# Recorded information
- - - -

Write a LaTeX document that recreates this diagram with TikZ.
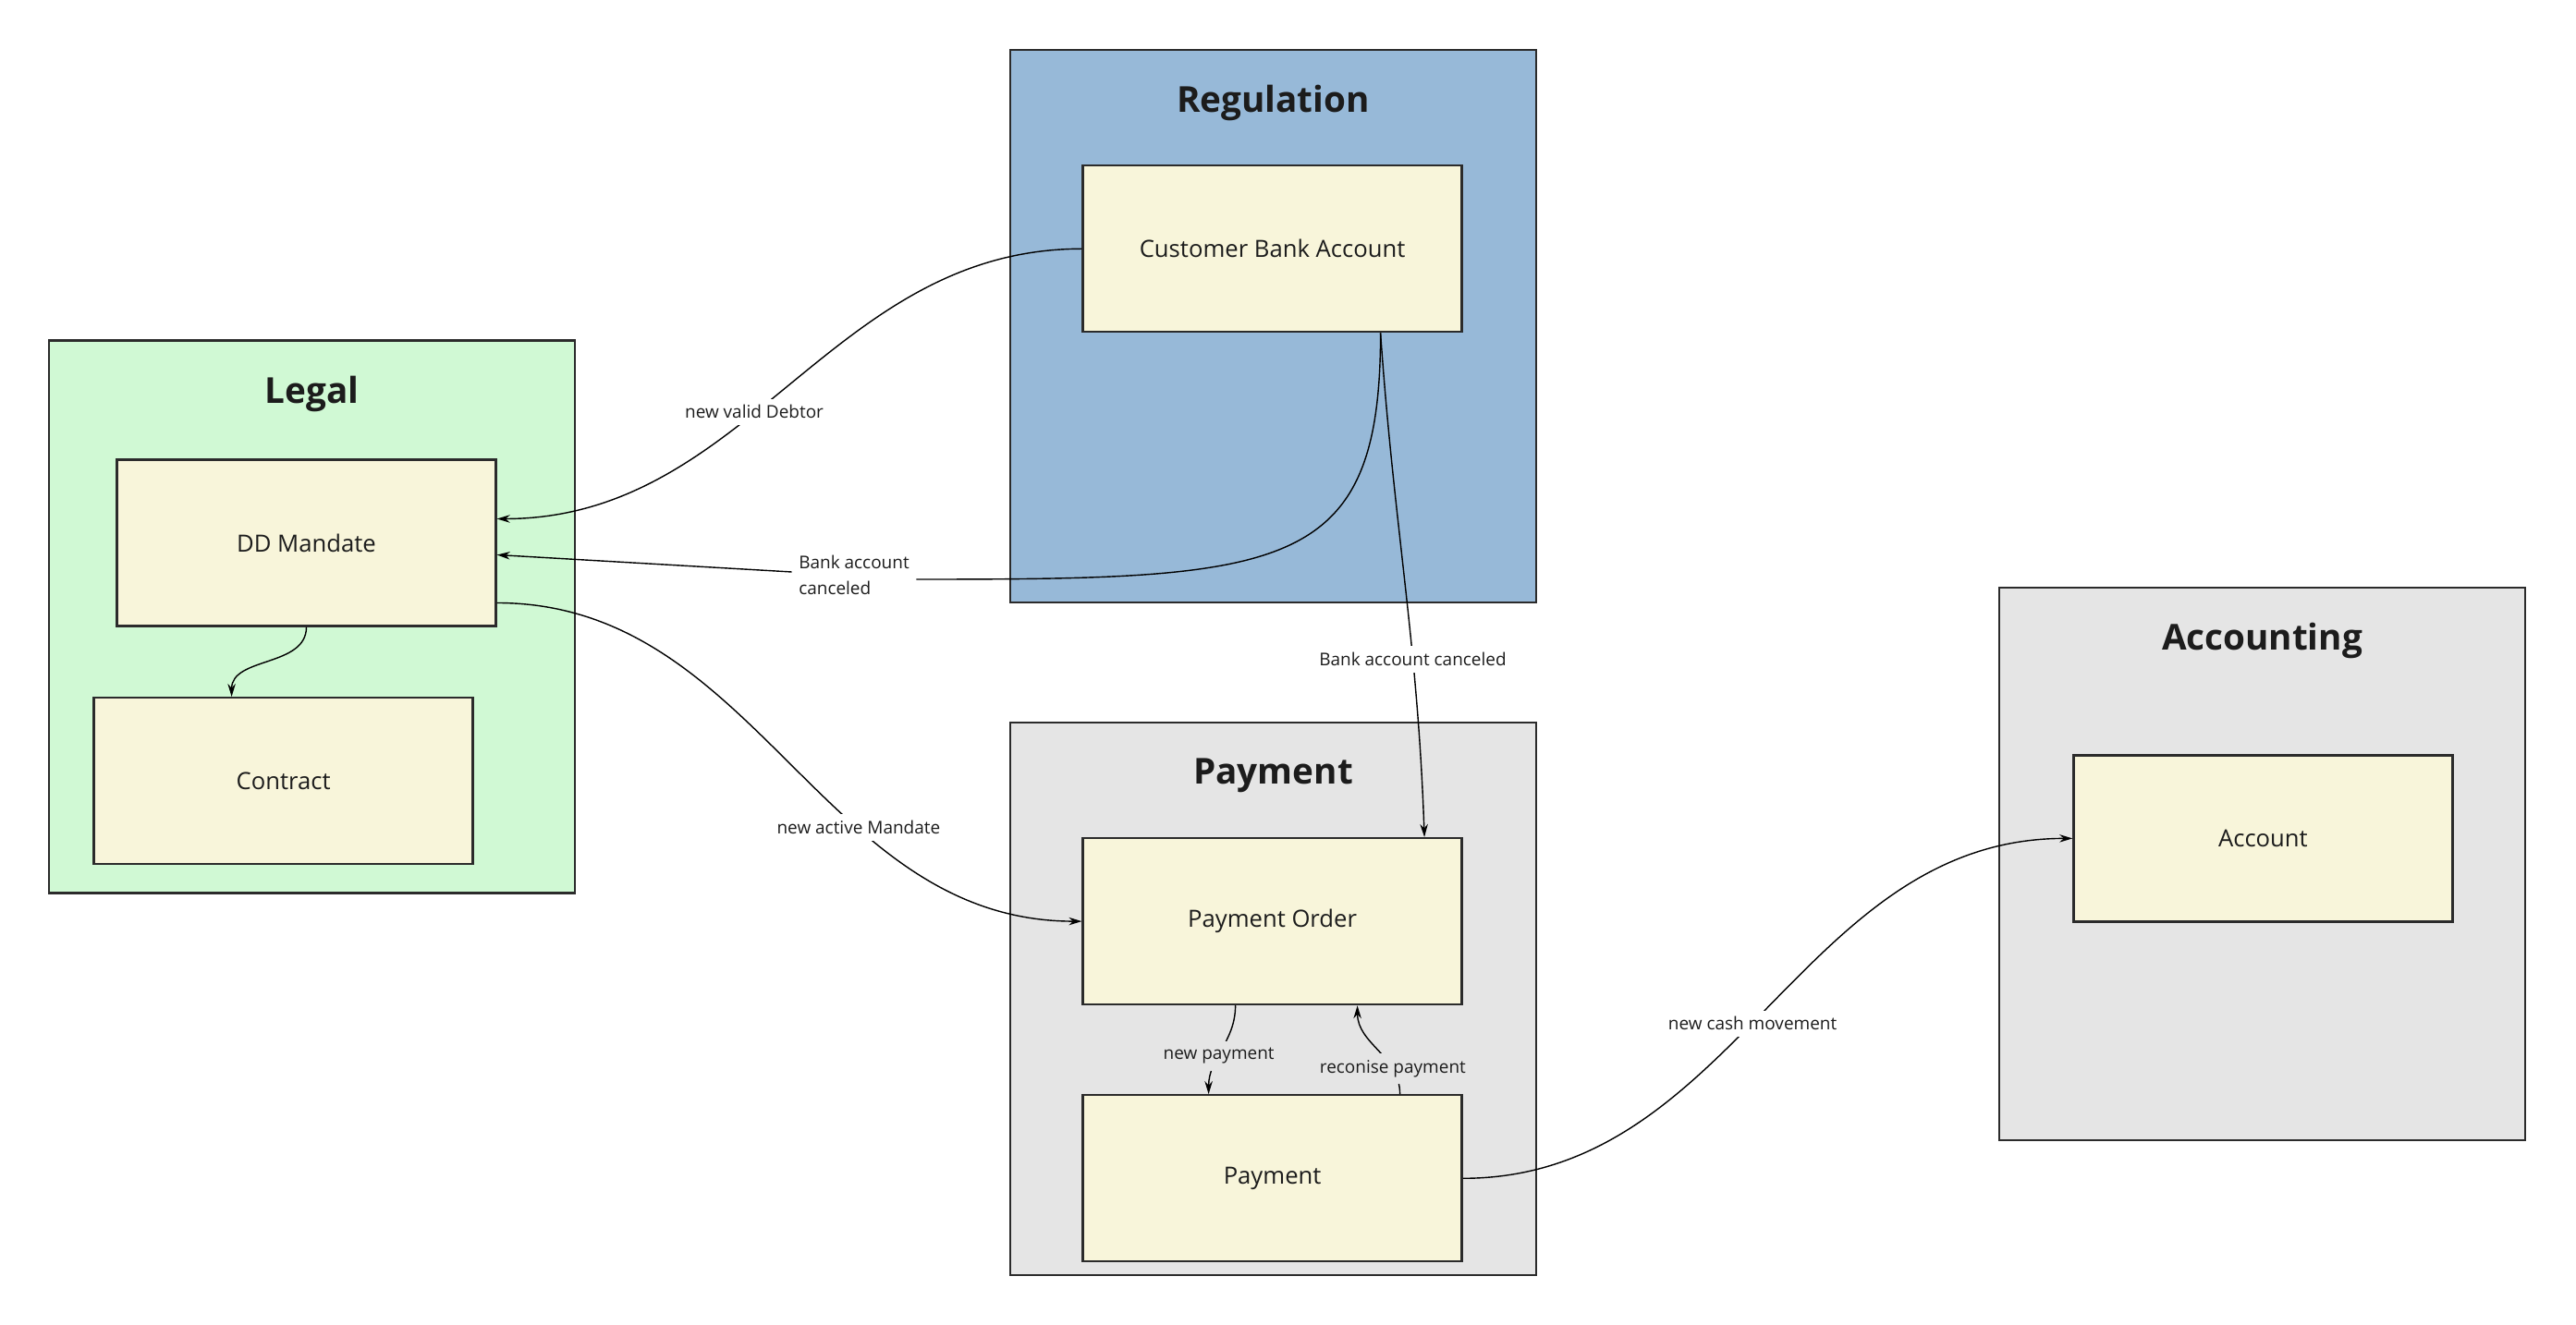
\documentclass[tikz,border=0pt]{standalone}
\usepackage{fontspec}
\setmainfont{Open Sans}
\usetikzlibrary{arrows.meta}

\definecolor{legalgreen}{HTML}{D0F9D4}
\definecolor{regblue}{HTML}{97B9D8}
\definecolor{domgray}{HTML}{E5E5E5}
\definecolor{entcream}{HTML}{F8F5DA}
\definecolor{edgegray}{HTML}{2B2B2B}
\definecolor{inkgray}{HTML}{1C1C1C}

\begin{document}
\begin{tikzpicture}[>={Stealth[length=4pt,width=2.4pt]}, line width=0.4pt,
    ctxbox/.style={draw=edgegray, line width=0.65pt, minimum width=5.69cm, minimum height=5.98cm, inner sep=0pt},
    ctxtitle/.style={text=inkgray, font=\fontsize{11}{13}\selectfont\bfseries},
    entbox/.style={draw=edgegray, line width=0.65pt, fill=entcream, text=inkgray, minimum width=4.1cm, minimum height=1.8cm, font=\fontsize{7.3}{9}\selectfont},
    lbl/.style={fill=white, text=inkgray, inner sep=2pt, font=\fontsize{5.4}{8}\selectfont}]
            \useasboundingbox (0,0) rectangle (27.87,14.34);
            % bounded contexts
            \node[ctxbox, fill=legalgreen] (legal) at (3.377, 7.666) {};
            \node[ctxbox, fill=regblue] (reg) at (13.775, 10.812) {};
            \node[ctxbox, fill=domgray] (paydom) at (13.775, 3.533) {};
            \node[ctxbox, fill=domgray] (acct) at (24.475, 4.991) {};
            \node[ctxtitle] (legalt) at ([yshift=-0.59cm]legal.north) {Legal};
            \node[ctxtitle] (regt) at ([yshift=-0.59cm]reg.north) {Regulation};
            \node[ctxtitle] (paydomt) at ([yshift=-0.59cm]paydom.north) {Payment};
            \node[ctxtitle] (acctt) at ([yshift=-0.59cm]acct.north) {Accounting};
            % entities
            \node[entbox] (dd) at (3.315, 8.465) {DD Mandate};
            \node[entbox] (ctr) at (3.066, 5.888) {Contract};
            \node[entbox] (cba) at (13.766, 11.647) {Customer Bank Account};
            \node[entbox] (po) at (13.766, 4.369) {Payment Order};
            \node[entbox] (pay) at (13.766, 1.587) {Payment};
            \node[entbox] (acc) at (24.484, 5.266) {Account};
            \node[lbl, align=left] (bacl) at (9.24, 8.12) {Bank account\\canceled};
            % events
            \draw[->] (cba.west) to[out=180, in=0] node[lbl, pos=0.57] {new valid Debtor} ([yshift=0.26cm]dd.east);
            \draw ([xshift=1.17cm]cba.south) to[out=-90, in=0, out distance=2.6cm, in distance=4cm] ([yshift=-0.05cm]bacl.east);
            \draw[->] ([yshift=0.03cm]bacl.west) -- ([yshift=-0.13cm]dd.east);
            \draw[->] ([xshift=1.17cm]cba.south) to[out=-86, in=92] node[lbl, pos=0.66] {Bank account canceled} ([xshift=1.645cm]po.north);
            \draw[->] ([yshift=-0.65cm]dd.east) to[out=0, in=180] node[lbl, pos=0.64] {new active Mandate} (po.west);
            \draw[->] (dd.south) to[out=-90, in=90] ([xshift=-0.56cm]ctr.north);
            \draw[->] ([xshift=-0.4cm]po.south) to[out=-90, in=90] node[lbl, fill=domgray, pos=0.58] {new payment} ([xshift=-0.69cm]pay.north);
            \draw[->] ([xshift=1.38cm]pay.north) to[out=90, in=-90] node[lbl, fill=domgray, pos=0.26] {reconise payment} ([xshift=0.92cm]po.south);
            \draw[->] (pay.east) to[out=0, in=180] node[lbl, pos=0.47] {new cash movement} (acc.west);
        \end{tikzpicture}
\end{document}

- - - -

Output the data above without changes, apart from leaving out the pictures.

Write a LaTeX document that recreates this diagram with TikZ.
\documentclass[tikz,border=0pt]{standalone}
\usepackage{fontspec}
\setmainfont{Open Sans}
\usetikzlibrary{arrows.meta}

\definecolor{legalgreen}{HTML}{D0F9D4}
\definecolor{regblue}{HTML}{97B9D8}
\definecolor{domgray}{HTML}{E5E5E5}
\definecolor{entcream}{HTML}{F8F5DA}
\definecolor{edgegray}{HTML}{2B2B2B}
\definecolor{inkgray}{HTML}{1C1C1C}

\begin{document}
\begin{tikzpicture}[>={Stealth[length=4pt,width=2.4pt]}, line width=0.4pt,
    ctxbox/.style={draw=edgegray, line width=0.65pt, minimum width=5.69cm, minimum height=5.98cm, inner sep=0pt},
    ctxtitle/.style={text=inkgray, font=\fontsize{11}{13}\selectfont\bfseries},
    entbox/.style={draw=edgegray, line width=0.65pt, fill=entcream, text=inkgray, minimum width=4.1cm, minimum height=1.8cm, font=\fontsize{7.3}{9}\selectfont},
    lbl/.style={fill=white, text=inkgray, inner sep=2pt, font=\fontsize{5.4}{8}\selectfont}]
            \useasboundingbox (0,0) rectangle (27.87,14.34);
            % bounded contexts
            \node[ctxbox, fill=legalgreen] (legal) at (3.377, 7.666) {};
            \node[ctxbox, fill=regblue] (reg) at (13.775, 10.812) {};
            \node[ctxbox, fill=domgray] (paydom) at (13.775, 3.533) {};
            \node[ctxbox, fill=domgray] (acct) at (24.475, 4.991) {};
            \node[ctxtitle] (legalt) at ([yshift=-0.59cm]legal.north) {Legal};
            \node[ctxtitle] (regt) at ([yshift=-0.59cm]reg.north) {Regulation};
            \node[ctxtitle] (paydomt) at ([yshift=-0.59cm]paydom.north) {Payment};
            \node[ctxtitle] (acctt) at ([yshift=-0.59cm]acct.north) {Accounting};
            % entities
            \node[entbox] (dd) at (3.315, 8.465) {DD Mandate};
            \node[entbox] (ctr) at (3.066, 5.888) {Contract};
            \node[entbox] (cba) at (13.766, 11.647) {Customer Bank Account};
            \node[entbox] (po) at (13.766, 4.369) {Payment Order};
            \node[entbox] (pay) at (13.766, 1.587) {Payment};
            \node[entbox] (acc) at (24.484, 5.266) {Account};
            \node[lbl, align=left] (bacl) at (9.24, 8.12) {Bank account\\canceled};
            % events
            \draw[->] (cba.west) to[out=180, in=0] node[lbl, pos=0.57] {new valid Debtor} ([yshift=0.26cm]dd.east);
            \draw ([xshift=1.17cm]cba.south) to[out=-90, in=0, out distance=2.6cm, in distance=4cm] ([yshift=-0.05cm]bacl.east);
            \draw[->] ([yshift=0.03cm]bacl.west) -- ([yshift=-0.13cm]dd.east);
            \draw[->] ([xshift=1.17cm]cba.south) to[out=-86, in=92] node[lbl, pos=0.66] {Bank account canceled} ([xshift=1.645cm]po.north);
            \draw[->] ([yshift=-0.65cm]dd.east) to[out=0, in=180] node[lbl, pos=0.64] {new active Mandate} (po.west);
            \draw[->] (dd.south) to[out=-90, in=90] ([xshift=-0.56cm]ctr.north);
            \draw[->] ([xshift=-0.4cm]po.south) to[out=-90, in=90] node[lbl, fill=domgray, pos=0.58] {new payment} ([xshift=-0.69cm]pay.north);
            \draw[->] ([xshift=1.38cm]pay.north) to[out=90, in=-90] node[lbl, fill=domgray, pos=0.26] {reconise payment} ([xshift=0.92cm]po.south);
            \draw[->] (pay.east) to[out=0, in=180] node[lbl, pos=0.47] {new cash movement} (acc.west);
        \end{tikzpicture}
\end{document}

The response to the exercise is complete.